One of the drawbacks is that it can only be used indoors, as abrasive surfaces will wear at the cable quite easily. If you’re looking to use it outside, it is suggested to use some type of mat.
Click here for more information on jump rope terminology and techniques.
For information on learning to use your jump rope, proper skipping technique, and jump rope exercises, check out this great tutorial:
How to Skip / How to use a Jump Rope – Update
Due to some recent requests, we will provide some more information on how to use skip. More specifically, we will focus on how to use a jump rope for beginners. Often times, people want to know how to jump rope like a boxer. However, it’s not so much learning how to jump rope like a boxer, as much as it is learning how to jump rope fast and for longer periods of time. Boxers can often do fancy tricks and make skipping look easy, but this is simply a result from them using a jump rope everyday and eventually becoming excellent at it. Therefore, instead of wondering how to jump rope like a boxer, we simply suggest learning how to jump rope to improve your fitness, and the rest will come naturally. That being said, we do provide some general guidelines below on how to jump rope that we hope you will find beneficial.
Slow or Fast Skipping
First things first, it may take a little while for you to figure out what type of jump rope is best for you. For example, some people like like fast 90 degree jump ropes that allows for smooth and very fast rotations. On the other hand, some may prefer heavier leather jump ropes that spin more slowly and feel like they have more “resistance”.

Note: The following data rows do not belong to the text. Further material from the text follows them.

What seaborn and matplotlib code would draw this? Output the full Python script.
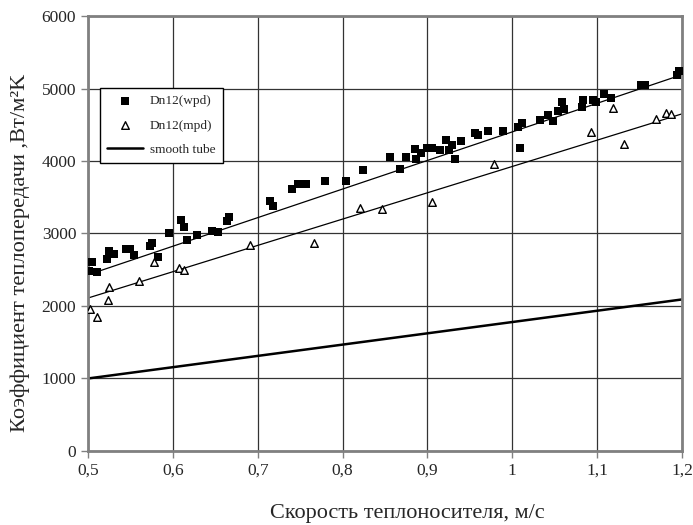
import numpy as np
import pandas as pd
import matplotlib
matplotlib.use('Agg')
import matplotlib.pyplot as plt
import seaborn as sns
from matplotlib.ticker import FuncFormatter

# Dn12(wpd) measured points
wpd_v = [0.501, 0.505, 0.511, 0.522, 0.525, 0.531, 0.545, 0.550, 0.554, 0.573,
         0.575, 0.582, 0.596, 0.610, 0.613, 0.617, 0.629, 0.646, 0.653, 0.664,
         0.666, 0.714, 0.718, 0.741, 0.748, 0.757, 0.779, 0.804, 0.824, 0.856,
         0.868, 0.875, 0.885, 0.887, 0.893, 0.900, 0.906, 0.915, 0.922, 0.925,
         0.929, 0.932, 0.940, 0.956, 0.960, 0.972, 0.989, 1.007, 1.009, 1.012,
         1.033, 1.042, 1.048, 1.054, 1.059, 1.061, 1.082, 1.084, 1.095, 1.099,
         1.108, 1.116, 1.152, 1.157, 1.194, 1.197]
wpd_k = [2483, 2611, 2465, 2648, 2759, 2713, 2782, 2782, 2703, 2828,
         2865, 2676, 3011, 3186, 3094, 2910, 2979, 3039, 3016, 3177,
         3232, 3448, 3379, 3609, 3678, 3678, 3724, 3724, 3876, 4059,
         3885, 4059, 4161, 4028, 4115, 4175, 4175, 4152, 4290, 4152,
         4220, 4032, 4272, 4382, 4359, 4410, 4418, 4473, 4175, 4520,
         4566, 4634, 4556, 4694, 4818, 4713, 4749, 4841, 4841, 4809,
         4924, 4865, 5048, 5048, 5186, 5245]

# Dn12(mpd) measured points
mpd_v = [0.502, 0.511, 0.523, 0.525, 0.560, 0.578, 0.607, 0.613, 0.691, 0.766,
         0.820, 0.846, 0.906, 0.979, 1.093, 1.119, 1.132, 1.169, 1.181, 1.187]
mpd_k = [1959, 1853, 2083, 2267, 2349, 2603, 2520, 2497, 2837, 2864,
         3356, 3333, 3439, 3963, 4405, 4736, 4230, 4579, 4657, 4648]

# trend lines and smooth tube
line_v = [0.5, 1.2]
wpd_fit = [2430, 5190]
mpd_fit = [2110, 4650]
smooth_k = [1000, 2090]

sns.set_style('white')
plt.rcParams['font.family'] = ['Liberation Serif', 'DejaVu Serif']

fig = plt.figure(figsize=(6.93, 5.25), dpi=100)
ax = fig.add_axes([0.127, 0.141, 0.857, 0.8285])

sns.lineplot(x=line_v, y=wpd_fit, ax=ax, color='black', linewidth=0.9)
sns.lineplot(x=line_v, y=mpd_fit, ax=ax, color='black', linewidth=0.9)
sns.lineplot(x=line_v, y=smooth_k, ax=ax, color='black', linewidth=1.8, label='smooth tube')
sns.scatterplot(x=wpd_v, y=wpd_k, ax=ax, marker='s', s=34, color='black',
                edgecolor='black', linewidth=0, label='Dn12(wpd)', zorder=3)
sns.scatterplot(x=mpd_v, y=mpd_k, ax=ax, marker='^', s=30, facecolor='white',
                edgecolor='black', linewidth=1.0, label='Dn12(mpd)', zorder=3)

ax.set_xlim(0.5, 1.2)
ax.set_ylim(0, 6000)
ax.set_xticks(np.arange(0.5, 1.21, 0.1))
ax.set_yticks(range(0, 6001, 1000))
ax.xaxis.set_major_formatter(FuncFormatter(lambda v, p: f'{v:.1f}'.replace('.', ',').replace(',0', '')))
ax.grid(True, color='#333333', linewidth=0.9)
for sp in ax.spines.values():
    sp.set_color('#808080')
    sp.set_linewidth(2)
ax.tick_params(axis='both', direction='out', length=5, width=1, color='#808080',
               labelsize=12.5, left=True, bottom=True)

# axis titles (the x title sits right of centre, as in the original)
ax.set_xlabel('Скорость теплоносителя, м/с', fontsize=16, ha='left', va='baseline')
ax.xaxis.set_label_coords(0.306, -0.154)
ax.set_ylabel('Коэффициент теплопередачи ,Вт/м²K', fontsize=16.2)
ax.yaxis.set_label_coords(-0.097, 0.455)

h, l = ax.get_legend_handles_labels()
order = [l.index('Dn12(wpd)'), l.index('Dn12(mpd)'), l.index('smooth tube')]
ax.legend([h[i] for i in order], [l[i] for i in order], loc='upper left',
          bbox_to_anchor=(0.02, 0.835), borderaxespad=0, fontsize=9.6,
          frameon=True, fancybox=False, edgecolor='black', framealpha=1,
          handlelength=2.7, handletextpad=0.5, borderpad=0.55, labelspacing=0.9)

fig.savefig('out.png', dpi=100)
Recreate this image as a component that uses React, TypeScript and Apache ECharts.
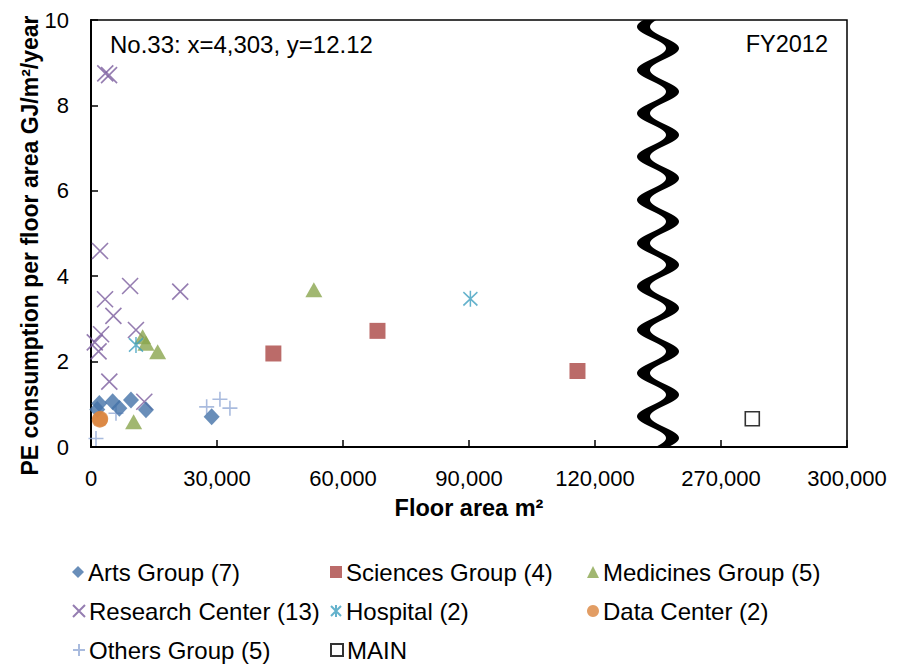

We recommend borrowing a friend’s jump rope when you are first learning, or worst case, buying two cheap jump ropes that are known to be quite different. Fortunately, they aren’t usually that expensive, so maybe this is your best option when first learning.
How to pick the proper size jump rope
Again, this differs based on preference, but there are some general guidelines that may be useful to follow when selecting the right jump rope. In order to measure the length of the jump rope with respect to your body size, simply stand on the jump rope in the middle of the rope, grab the handles, and pull them up beside your body. The handles should reach anywhere from your hips to your armpits. Longer jump ropes may spin a little bit slower and require a little more effort from your upper body, whereas shorter jump ropes may spin faster and feel easier. However, the shorter jump ropes are more likely to get caught on your feet, which may lead to more energy exertion out of the lower body in order to avoid this.
Skipping rhythm – How to time the jump rope
The biggest obstacle when first learning how to jump rope is timing it correctly, especially when continuously jumping. It’s often a good idea to first practice the jumping technique (see video below), even with the jump rope in hand and stationary. The idea is to slowly work up to all moving parts. So, start with the jumping, then visualize swinging the rope, then pretend like you have a jump rope in your hands and visualize timing it right, then move on to the whole movement.
Don’t worry about screwing up at first. Like anything else, practice makes perfect. If you find you are definitely improving, but are still having problems with the rope hitting your feet, it could be a good idea to try a longer rope. Furthermore, if you get to the point where you want to move your arms faster and pick up the pace in general, but the rope won’t allow for it, maybe you need a jump rope that is known for a faster spin speed.